Basta con detenerse un rato en cualquier carnicería para observar cómo funciona esta institución. Parlamentos que serían cancelados en cualquier otro foro, se pronuncian aquí con total normalidad: ¿Cómo está la nalga? o ¿Cuánto vale la colita?  son frases que resuenan sin generar el escándalo que se espera, por ejemplo, de la marquesina de un teatro en Villa Carlos Paz.

“¿Cómo está la nalga?” o “¿Cuánto vale la colita?” son frases que resuenan sin generar el escándalo que se espera de la marquesina de un teatro en Villa Carlos Paz.

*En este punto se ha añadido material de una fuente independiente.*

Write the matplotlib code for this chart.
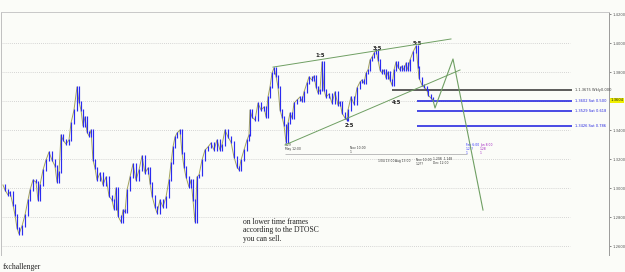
import matplotlib.pyplot as plt
import numpy as np

# price path (bar index, close)
bar_x = [3, 5, 8, 10, 13, 15, 17, 19, 22, 25, 28, 30, 33, 36, 38, 40, 43, 46, 49, 52,
         55, 57, 59, 61, 63, 66, 69, 71, 74, 77, 79, 81, 83, 85, 87, 89, 91, 93, 95, 97,
         100, 103, 106, 109, 112, 114, 116, 118, 121, 123, 125, 127, 130, 133, 136, 139, 142, 145, 148, 150,
         152, 155, 157, 160, 163, 166, 169, 171, 173, 175, 177, 180, 182, 184, 186, 189, 191, 193, 195, 197,
         199, 202, 205, 208, 211, 214, 217, 220, 222, 225, 228, 231, 234, 237, 239, 241, 244, 247, 249, 250,
         252, 255, 258, 261, 264, 266, 268, 270, 272, 274, 276, 278, 280, 282, 284, 286, 288, 290, 292, 294,
         297, 300, 302, 304, 307, 309, 312, 314, 316, 318, 320, 322, 324, 326, 329, 332, 335, 338, 340, 342,
         345, 347, 348, 351, 354, 357, 360, 362, 364, 366, 368, 370, 372, 374, 376, 378, 380, 382, 384, 386,
         388, 390, 392, 394, 396, 398, 400, 402, 404, 406, 408, 410, 413, 416, 418, 419, 422, 424, 427, 428,
         431, 433]
close = [1.3021, 1.2986, 1.2952, 1.2972, 1.2883, 1.2814, 1.2724, 1.2683, 1.2738, 1.2814, 1.2917, 1.2986, 1.3055, 1.3041, 1.2917, 1.3021, 1.3124, 1.3193, 1.3248, 1.3193,
         1.3152, 1.3041, 1.3110, 1.3366, 1.3331, 1.3303, 1.3331, 1.3448, 1.3538, 1.3697, 1.3593, 1.3538, 1.3428, 1.3490, 1.3386, 1.3359, 1.3400, 1.3193, 1.3138, 1.3055,
         1.3103, 1.3021, 1.3076, 1.2945, 1.2917, 1.2855, 1.3000, 1.2807, 1.2766, 1.2848, 1.2834, 1.2986, 1.3076, 1.3166, 1.3055, 1.3124, 1.3221, 1.3103, 1.3138, 1.3034,
         1.2945, 1.2869, 1.2828, 1.2917, 1.2869, 1.2938, 1.3055, 1.3172, 1.3283, 1.3352, 1.3379, 1.3400, 1.3241, 1.3145, 1.3076, 1.3007, 1.3055, 1.2917, 1.2766, 1.3076,
         1.3090, 1.3193, 1.3262, 1.3283, 1.3310, 1.3262, 1.3331, 1.3262, 1.3297, 1.3400, 1.3352, 1.3317, 1.3214, 1.3145, 1.3124, 1.3193, 1.3262, 1.3331, 1.3366, 1.3538,
         1.3490, 1.3469, 1.3586, 1.3538, 1.3559, 1.3490, 1.3628, 1.3697, 1.3793, 1.3828, 1.3772, 1.3697, 1.3538, 1.3490, 1.3434, 1.3317, 1.3448, 1.3517, 1.3483, 1.3586,
         1.3607, 1.3628, 1.3600, 1.3662, 1.3724, 1.3766, 1.3745, 1.3772, 1.3697, 1.3655, 1.3676, 1.3869, 1.3676, 1.3628, 1.3648, 1.3586, 1.3662, 1.3572, 1.3593, 1.3517,
         1.3483, 1.3469, 1.3538, 1.3628, 1.3579, 1.3690, 1.3731, 1.3745, 1.3724, 1.3793, 1.3814, 1.3883, 1.3903, 1.3931, 1.3952, 1.3883, 1.3814, 1.3793, 1.3814, 1.3759,
         1.3800, 1.3745, 1.3710, 1.3814, 1.3869, 1.3834, 1.3814, 1.3841, 1.3814, 1.3862, 1.3814, 1.3883, 1.3938, 1.3979, 1.3834, 1.3759, 1.3710, 1.3697, 1.3676, 1.3641,
         1.3621, 1.3607]

# fibonacci levels and labels
fib_levels = [1.3675, 1.3602, 1.3529, 1.3426]
fib_labels = ["1.1.3675 Wkly0.000", "1.3602 Sat 0.500", "1.3529 Sat 0.618", "1.3426 Sat 0.786"]
fib_colors = ["#404040", "#2a2ae0", "#2a2ae0", "#2a2ae0"]
fib_start = [392, 417, 417, 417]

# trend lines and projected path
upper_x, upper_y = [273, 451], [1.3834, 1.4028]
lower_x, lower_y = [285, 460], [1.3297, 1.3814]
proj_x = [433, 435, 453, 483]
proj_y = [1.3607, 1.3552, 1.3890, 1.2848]

wave_labels = ["1:5", "2:5", "3:5", "4:5", "5:5"]
wave_x = [320, 349, 377, 397, 417]
wave_y = [1.3917, 1.3434, 1.3959, 1.3593, 1.4000]

price_ticks = [1.26, 1.28, 1.30, 1.32, 1.34, 1.36, 1.38, 1.40, 1.42]
last_price = 1.3604

bg = "#fbfcf8"
fig = plt.figure(figsize=(6.25, 2.72), dpi=100, facecolor=bg)
ax = fig.add_axes([1 / 625, 1 - 255 / 272, 608 / 625, 243 / 272], facecolor=bg)
ax.set_xlim(1, 609)
ax.set_ylim(1.2538, 1.4214)

# dotted grid (stops before the right margin)
ax.hlines([t for t in price_ticks if t < 1.41], 1, 570, colors="#c8c8c8",
          linestyles=(0, (1, 1.5)), linewidth=0.6, zorder=0)

# price bars
bx = np.array(bar_x)
cl = np.array(close)
ax.plot(bx, cl, color="#a4a45a", linewidth=0.7, zorder=2)
lo = np.minimum(cl[:-1], cl[1:])
hi = np.maximum(cl[:-1], cl[1:])
ax.vlines(bx[1:], lo - 0.0008, hi + 0.0008, colors="#2b2bf0", linewidth=0.85, zorder=3)

# fib lines
for lvl, lab, col, xs in zip(fib_levels, fib_labels, fib_colors, fib_start):
    ax.hlines(lvl, xs, 572, colors=col, linewidth=1.2, zorder=2)
    ax.text(575, lvl, lab, color=col, fontsize=2.6, va="center", ha="left")

# trend lines
green = "#6f9f63"
ax.plot(upper_x, upper_y, color=green, linewidth=0.7, zorder=4)
ax.plot(lower_x, lower_y, color=green, linewidth=0.7, zorder=4)
ax.plot(proj_x, proj_y, color=green, linewidth=0.8, zorder=4)

for lab, x, y in zip(wave_labels, wave_x, wave_y):
    ax.text(x, y, lab, fontsize=3.8, fontweight="bold", color="#222222",
            ha="center", va="center")

# small time/price markers below the move
ax.hlines(1.3234, 285, 467, colors="#bdbdbd", linewidth=0.7, zorder=1)
small = [(285, 1.3280, "1.29\nMay 12:00", "#333333"),
         (350, 1.3262, "Nov 10:00\n1", "#333333"),
         (378, 1.3186, "1/04 13:00", "#333333"),
         (395, 1.3186, "Aug 13:00", "#333333"),
         (416, 1.3180, "Nov 10:00\n1.2??", "#333333"),
         (433, 1.3186, "1.208  1.148\nDec 12:00", "#333333"),
         (466, 1.3270, "Feb 6:00\n1.2??\n1", "#3030ff"),
         (480, 1.3270, "Jan 8:00\n1.28\n1", "#a020c0")]
for x, y, s, c in small:
    ax.text(x, y, s, fontsize=2.2, color=c, ha="left", va="center", linespacing=1.0)

ax.text(243, 1.2793,
        "on lower time frames\naccording to the DTOSC\nyou can sell.",
        family="Liberation Serif", fontsize=5.5, color="#222222",
        ha="left", va="top", linespacing=1.05)

fig.text(3 / 625, 1 - 267 / 272, "fxchallenger", family="Liberation Serif",
         fontsize=5.5, color="#222222", ha="left", va="center")

# right price axis
ax.yaxis.tick_right()
ax.set_yticks(price_ticks)
ax.set_yticklabels(["" if abs(t - 1.36) < 1e-9 else f"{t:.4f}" for t in price_ticks])
ax.tick_params(axis="y", labelsize=2.7, length=1.5, width=0.5, pad=1,
               colors="#555555", direction="out")
ax.set_xticks([])
ax.text(1.0025, last_price, f"{last_price:.4f}", transform=ax.get_yaxis_transform(),
        fontsize=2.7, color="#222222", va="center", ha="left",
        bbox=dict(boxstyle="square,pad=0.2", facecolor="#f0f000", edgecolor="none"))

for side in ["left", "top", "right"]:
    ax.spines[side].set_color("#9a9a9a")
    ax.spines[side].set_linewidth(0.7)
ax.spines["top"].set_color("#c8c8c8")
ax.spines["left"].set_color("#c0c0c0")
ax.spines["bottom"].set_visible(False)

fig.savefig("out.png", dpi=100, facecolor=bg)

¡Pobre la vaca argentina! Que tuvo la desdicha de nacer en este suelo –fértil para nada– y no en cualquier otra parte en la que su carne es menos requerida. Las vacas argentinas tendrían que estar haciendo cola en el Consulado de la India para pedir asilo en ese país que las considera sagradas. Pero les ha tocado esta parte del mundo. Aquí su máxima aspiración es envejecer sin ser asado, para ser vendida como vaca vieja a países con bajas exigencias vacunas, como la China.

Si no es por algún que otro asalto de veganos, nadie señala a la carnicería como un escenario destacado de la crueldad. Lejos de eso, hasta hay carniceros que exhiben un plano del cuerpo de la vaca con la ubicación de cada corte. Como si se tratara de un mapa de Argentina con división política: al norte el lomo, al sur la falda, al este la paleta, y al oeste la cuadrada. Así tendrían que llamarse las provincias.

De todos modos, no deja de ser extraño que una carnicería pueda promocionarse con la figura de una vaca en pie. Como las pescaderías que se llaman Tiburón o Pulpito y tienen en la puerta un cartel con el dibujo de un pez sonriente que –contra todo pronóstico darwiniano– invita a ser comido.

No hay nada que haga interferencia en la relación Carnicero/Carniciente. Quizás sea el único vínculo social que ha permanecido inmune a grietas y señalamientos. Los dos se juegan un orgullo personal como si tuvieran algún mérito sobre las virtudes cárnicas de la vaca que los une.

–Voy a hacer un asado para unos gringos. Haceme quedar bien –dice el Carniciente antes de que el Carnicero sonría y cumpla con su deber patriótico.